Promoting inclusion at the United Nations
For a second year, our board member Robert Strike is off to New York to talk at the United Nations about making the world a more inclusive place for people with an intellectual disability.
Robert will be attending the eleventh session of the Conference of States Parties (COSP) to the Convention on the Rights of Persons with Disabilities (CRPD), and will be joined by our Quality and Inclusion Manager Rachel Spencer and Information and Inclusion Coordinator Kylee Roberts.
The theme of this year’s COSP is “Leaving no one behind through the full implementation of the CRPD”.
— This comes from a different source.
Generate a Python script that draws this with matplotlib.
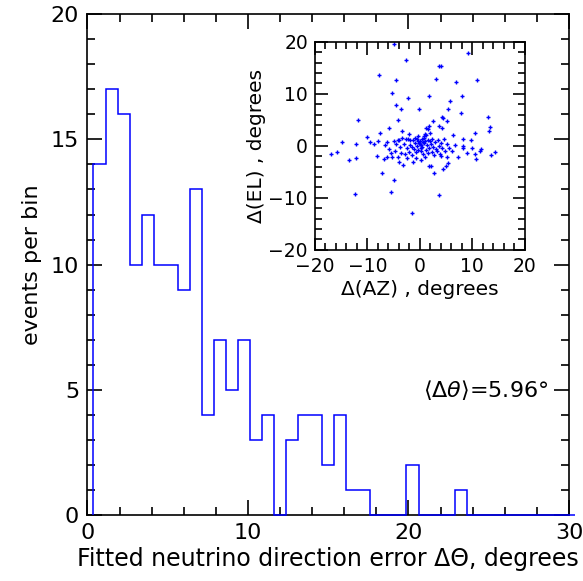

Robert will be leading a panel to talk about the benefits of including people with intellectual disability. He hopes to influence delegates, government bodies, advocacy groups and disability organisations to start thinking more about how to better include people with intellectual disability.
“Organisations need to use Easy Read to make things more accessible for people with an intellectual disability,” Robert says.
“Using pictures with the text makes things easier for me to understand.”
Promoting the use of Easy Read is a passion of Robert’s. Easy Read uses plain English, large fonts and images to help people with learning difficulties understand.
Robert will be joined by fellow disability advocates Robert Martin, David King, Jayne Akinyi and Tanya Brown, who will offer their diverse experiences and perspectives on disability rights around the world.
People with intellectual disability are often the most excluded in the community, even within the disability advocacy and rights movement.
The workshop – which will be chaired by Sue Swenson, President-Elect of Inclusion International – will explore the theme of leaving no one behind in implementing the CRPD.
Robert will also talk at the Civil Society Forum about why it is so important to translate documents into Easy Read.
Robert’s personal ‘roadie’ Kylee will support him during the trip. She will look after his emotional wellbeing, help get him to and from New York, and help prepare his speeches to make sure he gets his message across.
“It’s about making the world more accessible for people with intellectual disability,” Kylee says.
“It’s the first time that people with intellectual disability have run their own side event. It’s an amazing achievement.”